Toujours côté déficit, elle est mal perçue chez les cadres – qui ne se retrouvent pas dans les thématiques du FN (11 % dans notre enquête de janvier) – et les retraités, qui assurent plutôt le socle de l’électorat de Nicolas Sarkozy. Les artisans et petits commerçants qui, dans la continuité de la vague poujadiste des années 50, ont soutenu à ses débuts la montée du Front, sont aujourd’hui noyés dans la masse. «Les études qualitatives montrent que ce qui réunit tous les électeurs de Marine Le Pen, c’est le sentiment de régression sociale», relève François Miquet-Marty.
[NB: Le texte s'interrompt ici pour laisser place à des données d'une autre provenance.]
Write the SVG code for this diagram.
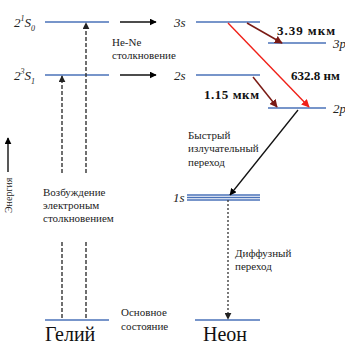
<svg xmlns="http://www.w3.org/2000/svg" width="345" height="345" viewBox="0 0 345 345" font-family="Liberation Serif, Times New Roman, Times, DejaVu Serif, serif">
<defs>
<marker id="ah" viewBox="0 0 10 10" refX="9" refY="5" markerWidth="7" markerHeight="7" orient="auto" markerUnits="userSpaceOnUse"><path d="M0,0 L10,5 L0,10 z" fill="#000"/></marker>
<marker id="ahd" viewBox="0 0 10 10" refX="9" refY="5" markerWidth="7" markerHeight="7" orient="auto" markerUnits="userSpaceOnUse"><path d="M0,0 L10,5 L0,10 z" fill="#222"/></marker>
<marker id="ahr" viewBox="0 0 10 10" refX="9" refY="5" markerWidth="8" markerHeight="8" orient="auto" markerUnits="userSpaceOnUse"><path d="M0,0 L10,5 L0,10 z" fill="#f02018"/></marker>
<marker id="ahb" viewBox="0 0 10 10" refX="9" refY="5" markerWidth="8" markerHeight="8" orient="auto" markerUnits="userSpaceOnUse"><path d="M0,0 L10,5 L0,10 z" fill="#7a1a14"/></marker>
</defs>
<style>
.lv{stroke:#4a72b8;stroke-width:1.6;fill:none}
.t{font-size:11px;fill:#222}
.lab{font-size:13px;font-style:italic;fill:#222}
.big{font-size:20px;fill:#111}
.bold{font-size:13px;font-weight:bold;fill:#111}
.dash{stroke:#333;stroke-width:1.4;stroke-dasharray:4,2;fill:none}
.dot{stroke:#333;stroke-width:1.3;stroke-dasharray:2,2;fill:none}
</style>
<rect width="345" height="345" fill="#fff"/>
<g id="he-2s0"><line class="lv" x1="45" y1="22" x2="109" y2="22"/><text class="lab" x="14" y="27">2<tspan dy="-6" font-size="8">1</tspan><tspan dy="6">S</tspan><tspan dy="4" font-size="8">0</tspan></text></g>
<g id="he-2s1"><line class="lv" x1="45" y1="75" x2="109" y2="75"/><text class="lab" x="14" y="80">2<tspan dy="-6" font-size="8">3</tspan><tspan dy="6">S</tspan><tspan dy="4" font-size="8">1</tspan></text></g>
<g id="he-ground"><line class="lv" x1="45" y1="320" x2="109" y2="320"/><text class="t" x="121" y="316">Основное</text><text class="t" x="121" y="330">состояние</text><text class="big" x="45" y="341">Гелий</text></g>
<g id="ne-3s"><line class="lv" x1="196" y1="22" x2="260" y2="22"/><text class="lab" x="174" y="27">3s</text></g>
<g id="ne-2s"><line class="lv" x1="196" y1="75" x2="260" y2="75"/><text class="lab" x="174" y="80">2s</text></g>
<g id="ne-3p"><line class="lv" x1="268" y1="43" x2="326" y2="43"/><text class="lab" x="333" y="48">3p</text></g>
<g id="ne-2p"><line class="lv" x1="268" y1="108" x2="326" y2="108"/><text class="lab" x="333" y="113">2p</text></g>
<g id="ne-1s"><line class="lv" x1="187" y1="195" x2="260" y2="195" stroke-width="1.2"/><line class="lv" x1="187" y1="197.5" x2="260" y2="197.5" stroke-width="1.2"/><line class="lv" x1="187" y1="200" x2="260" y2="200" stroke-width="1.2"/><text class="lab" x="173" y="202">1s</text></g>
<g id="ne-ground"><line class="lv" x1="195" y1="320" x2="260" y2="320"/><text class="big" x="203" y="341">Неон</text></g>
<g id="energy"><line x1="8" y1="172" x2="8" y2="138" stroke="#111" stroke-width="1.4" marker-end="url(#ah)"/><text class="t" style="font-size:10px" transform="translate(11.5,213) rotate(-90)">Энергия</text></g>
<g id="labels">
<text class="t" x="112" y="46">He-Ne</text><text class="t" x="112" y="59">столкновение</text>
<text class="t" x="43" y="196">Возбуждение</text><text class="t" x="43" y="209">электроным</text><text class="t" x="43" y="222">столкновением</text>
<text class="t" x="188" y="139">Быстрый</text><text class="t" x="188" y="152">излучательный</text><text class="t" x="188" y="166">переход</text>
<text class="t" x="235" y="257">Диффузный</text><text class="t" x="235" y="270">переход</text>
<text class="bold" x="277" y="35" textLength="58">3.39 мкм</text>
<text class="bold" x="291" y="80">632.8 нм</text>
<text class="bold" x="204" y="99" textLength="55">1.15 мкм</text>
</g>
<g id="connectors">
<line class="dash" x1="62" y1="318" x2="62" y2="240"/>
<line class="dash" x1="62" y1="173" x2="62" y2="76" marker-end="url(#ahd)"/>
<line class="dash" x1="86" y1="318" x2="86" y2="240"/>
<line class="dash" x1="86" y1="173" x2="86" y2="23" marker-end="url(#ahd)"/>
<line x1="120" y1="22" x2="156" y2="22" stroke="#111" stroke-width="1.3" marker-end="url(#ah)"/>
<line x1="120" y1="75" x2="156" y2="75" stroke="#111" stroke-width="1.3" marker-end="url(#ah)"/>
<line x1="247" y1="23" x2="282" y2="43" stroke="#7a1a14" stroke-width="1.5" marker-end="url(#ahb)"/>
<line x1="253" y1="77" x2="277" y2="107" stroke="#7a1a14" stroke-width="1.5" marker-end="url(#ahb)"/>
<line x1="228" y1="23" x2="309" y2="107" stroke="#f02018" stroke-width="1.4" marker-end="url(#ahr)"/>
<line x1="298" y1="110" x2="230" y2="195" stroke="#111" stroke-width="1.3" marker-end="url(#ah)"/>
<line class="dot" x1="228" y1="200" x2="228" y2="319" marker-end="url(#ahd)"/>
</g>
</svg>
Dispose-t-elle de réserves de voix?
Dans la dernière ligne droite, la candidate d’extrême droite pourrait aussi mobiliser des abstentionnistes, ceux qui, explique François Miquet-Marty, «se disent au dernier moment qu’ils ne vont pas laisser les élites faire l’élection avant que le peuple ait voté». Pour Jérôme Fourquet, de l’institut Ifop, «parmi ceux qui avaient voté Le Pen en 2007, 37 % sont aujourd’hui tentés par l’abstention». A elle donc de les ramener dans le giron FN. Elle pourrait également bénéficier d’un fort vote chez les primo-votants vu sa forte popularité chez les jeunes. Un vote que les instituts de sondage ont du mal à quantifier puisque, par définition, ils ne disposent d’aucune référence.
prend-elle des voix à Nicolas Sarkozy?
Le directeur de Viavoice estime à «17 % les électeurs de Nicolas Sarkozy prêt à voter Marine Le Pen. Et il y a toujours une frange de l’électorat de droite qui hésite entre les deux». «12 % des électeurs de Sarkozy de 2007 sont prêts à basculer sur Le Pen. Cela représente 3 points environ», ajoute Jérôme Fourquet. Jérôme Sainte-Marie, de l’institut CSA, n’exclut pas, lui non plus, une progression en fin de campagne avec les «sarkozystes démoralisés. D’autant plus que les zones de recoupement entre les deux électorats sont importantes chez les petites classes moyennes, les artisans, les commerçants, les professions indépendantes notamment».